Client: The client 18 establishes policy, heartbeat interval(s) and user exits to handle degraded conditions. The client 18 then sends the connection request to the EIS server 20 with the heartbeat interval.
EIS Server: The EIS server 20 processes the connection request and provides the initial degraded status information. The EIS server 20 also initiates an internal monitor for the identified processing resources.
Phase 2—Processing the Requests from Web Service 104
In this phase, while the EIS server 20a is busy processing the transaction requests from Web services, the internal monitor in the EIS server 20a for the ‘sick-but-not-dead’ conditions will continue monitoring the processing resources, such as the storage pool threshold, the longest elapse time of the un-processed transaction requests, the number of total un-completed transaction control blocks for this client 18, the message flood level, the longest queue depth of an un-processed input transactions, the number of expired transaction requests, and the queue depth of un-delivered transaction output.
Some of the resources will have a global availability status and a client availability status. The global availability status will be used to report on global resources, such as storage. The client availability status will be used to report on client 18 specific resources.
To simplify the protocol processing, the EIS server 20 will maintain an availability level which represents its ability to process work. The following levels can be used.
3—Available for work.
2—Degraded—Can still accept work.
1—Unavailable for work.
This availability level information will be sent to the client 18 at the specific intervals requested by the client 18. In addition to the availability status, the EIS server 20 will provide a bit map which identifies each processing resource classification which could trigger the change in availability. This bit map can be used for the detailed problem determination for the cause of the sick-but-not-dead condition.
Normally the availability status will be updated at the next heartbeat. However, if the EIS server 20a detects a severe problem, it would immediately update its availability status and send that information to the client 18. When the condition has been alleviated, the client 18 will be informed too.
The client 18 could also request server availability on demand if it detects a potential problem, such as timeouts. The client 18 can also monitor the heartbeat interval and if the EIS server 20a fails to respond within the specified timeframe the client 18 can either request an immediate status from the EIS server 20a or take appropriate action, such as rerouting work to another EIS server 20b.

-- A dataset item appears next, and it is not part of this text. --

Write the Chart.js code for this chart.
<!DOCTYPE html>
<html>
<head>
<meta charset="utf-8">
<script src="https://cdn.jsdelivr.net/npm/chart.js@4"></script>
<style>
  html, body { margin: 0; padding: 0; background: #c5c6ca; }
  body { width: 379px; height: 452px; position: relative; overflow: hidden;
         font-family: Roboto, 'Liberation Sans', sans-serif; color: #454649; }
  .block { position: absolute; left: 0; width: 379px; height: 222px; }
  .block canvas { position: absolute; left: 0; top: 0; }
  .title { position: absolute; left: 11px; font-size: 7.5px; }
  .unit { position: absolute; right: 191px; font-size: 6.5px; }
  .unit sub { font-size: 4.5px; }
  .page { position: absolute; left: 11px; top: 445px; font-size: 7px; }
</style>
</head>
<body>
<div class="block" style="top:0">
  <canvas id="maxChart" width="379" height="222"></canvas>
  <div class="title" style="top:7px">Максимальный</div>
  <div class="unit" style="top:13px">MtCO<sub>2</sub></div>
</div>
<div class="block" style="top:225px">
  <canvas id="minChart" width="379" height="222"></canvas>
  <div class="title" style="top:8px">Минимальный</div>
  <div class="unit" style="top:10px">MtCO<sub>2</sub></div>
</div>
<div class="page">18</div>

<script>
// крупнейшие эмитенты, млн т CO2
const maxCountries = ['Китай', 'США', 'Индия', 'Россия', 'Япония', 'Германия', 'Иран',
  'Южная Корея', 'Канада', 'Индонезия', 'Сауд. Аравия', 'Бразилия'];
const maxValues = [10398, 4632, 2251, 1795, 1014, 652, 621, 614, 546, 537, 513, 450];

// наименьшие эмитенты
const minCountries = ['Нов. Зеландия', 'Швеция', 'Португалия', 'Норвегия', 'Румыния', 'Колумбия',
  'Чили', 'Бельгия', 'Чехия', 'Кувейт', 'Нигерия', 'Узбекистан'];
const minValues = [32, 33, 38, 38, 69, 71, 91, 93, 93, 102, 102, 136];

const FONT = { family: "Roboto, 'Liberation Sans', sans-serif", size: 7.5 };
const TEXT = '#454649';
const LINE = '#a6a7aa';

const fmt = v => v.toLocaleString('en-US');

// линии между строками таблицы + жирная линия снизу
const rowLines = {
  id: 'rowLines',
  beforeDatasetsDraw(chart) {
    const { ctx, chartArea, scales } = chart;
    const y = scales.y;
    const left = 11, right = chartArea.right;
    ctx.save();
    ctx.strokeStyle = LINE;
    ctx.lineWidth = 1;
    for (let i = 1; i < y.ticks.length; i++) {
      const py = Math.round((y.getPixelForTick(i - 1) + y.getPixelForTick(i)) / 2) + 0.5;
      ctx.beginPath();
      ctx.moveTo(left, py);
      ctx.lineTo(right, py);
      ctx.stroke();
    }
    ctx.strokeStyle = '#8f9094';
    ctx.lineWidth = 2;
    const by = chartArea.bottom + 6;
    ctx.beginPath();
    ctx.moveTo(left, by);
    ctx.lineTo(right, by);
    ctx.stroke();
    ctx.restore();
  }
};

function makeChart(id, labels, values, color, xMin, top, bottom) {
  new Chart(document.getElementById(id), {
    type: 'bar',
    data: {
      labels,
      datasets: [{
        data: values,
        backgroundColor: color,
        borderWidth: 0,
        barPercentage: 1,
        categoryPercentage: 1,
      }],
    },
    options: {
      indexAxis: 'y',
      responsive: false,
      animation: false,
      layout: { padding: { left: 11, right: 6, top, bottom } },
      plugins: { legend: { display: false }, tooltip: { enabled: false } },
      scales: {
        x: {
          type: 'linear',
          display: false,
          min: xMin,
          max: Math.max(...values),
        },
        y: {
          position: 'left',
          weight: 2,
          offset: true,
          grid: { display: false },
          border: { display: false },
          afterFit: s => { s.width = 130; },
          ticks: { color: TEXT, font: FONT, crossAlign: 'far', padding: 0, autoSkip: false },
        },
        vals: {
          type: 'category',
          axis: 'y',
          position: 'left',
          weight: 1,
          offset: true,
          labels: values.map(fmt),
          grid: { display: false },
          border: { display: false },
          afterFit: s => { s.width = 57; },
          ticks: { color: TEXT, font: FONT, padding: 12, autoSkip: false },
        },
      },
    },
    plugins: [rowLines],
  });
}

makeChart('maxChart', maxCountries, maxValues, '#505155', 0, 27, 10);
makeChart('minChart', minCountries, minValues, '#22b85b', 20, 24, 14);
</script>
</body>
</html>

The server availability status can be passed to a user exit at the client side to take the appropriate action based on the defined policies. The user exit can be written by the customer to take action when thresholds are reached (e.g. continue send work to the EIS server 20a or reroute work to another server 20b). This can be an existing user exit or a new user exit created specifically for this purpose. A sample user exit, with default actions, can also be supplied. The exit can be called whenever there's a change in the server availability status or can be called whenever a new transaction arrives.
If the client 18 has not requested availability status at connect time, when the EIS server 20a detects a potential problem, it may act upon its own to restrict the transaction flow from the client 18, such as rejecting all incoming work from the client 18.
Overall ability status includes a 2-byte status code and reserved area. The 2-byte status code is, for example:
3—available for work.
2—degraded—can still accept work (see bit map to identify the degraded resources).
1—Unavailable for work (see bit map to identity the unavailability resources).
In a bit map for unavailability resources, each bit is designated to a EIS server. When the bit is set, the resource is not available. The area marked as G is for global resource server and the area marked as L is for local resources for the client.
In a bit map for the degraded resources, each bit is designated to a EIS server resource. When the bit is set, the resource has a warning status, the area marked for G for is for global resources affecting all clients and the area marked as L is for local resources affecting this client.
Please find below the respective activities of the client 18 and the EIS server 20a during phase 2.
Client: The client 18 receives the degraded status info and take actions based on policy user and user exit. The client 18 requests on-demand status for missing heartbeat and reaching timeout threshold.
EIS Server: The EIS server 20 continues monitoring the resources. The EIS server 20 sends out the status message with the degraded status and bitmap information. The EIS server 20 also processes the on-demand requests from the client.
Phase 3—Disconnecting from EIS server 106
After the client 18a then disconnects from the EIS server 20a, the EIS server 20a will continue monitoring the processing resources, but not send out the availability status with the degraded info. This is needed so that all of the information can be ready once the client 18a is reconnected.
This information message would then be processed by the immediate gateway of EIS (i.e. client 18a, 18b and 18c) where additional action can be taken (e.g. continue to send work to the EIS server 20a or reroute work to another EIS server 20b.)
Communication between the client 18 and EIS server 20 will be at the protocol level for efficiency purposes. This communication will not be affected even when the EIS server 20a is in a degraded state.
Please find below the activities of the client 18 and the EIS server 20 during phase 3. Client. The client 18 disconnects from EIS Server 20. EIS server. The EIS server 20 continues monitoring the resources without sending the status message.
In a system and method in accordance with the present invention an internal availability monitor analyzes the resources that have not been externalized 3 such as storage pools, control blocks, etc, and are therefore riot available to external monitors.
Using this three phase commit client-server protocol, the EIS server 20a can then send alerts directly to a client 18. The client 18 can then decide what action to take based on the availability level, using a rules based user exit. These are functions that are generally not available to operators or automation software, which normally deal on a server-wide level and riot on a client level.
The other aspect of a system and method in accordance with the present invention is that the EIS server 20a is allowed to protect itself and possibly self-correct to avoid a EIS server 20a outage, in addition to notifying the client 18. The client 18 also has the ability to inform the Web service which is also something not generally supported by external monitors.
Although the present invention has been described in accordance with the embodiments shown, one of ordinary skill in the art will readily recognize that there could be variations to the embodiments and those variations would be within the spirit and scope of the present invention. Accordingly, many modifications may be made by one of ordinary skill in the art without departing from the spirit and scope of the appended claims.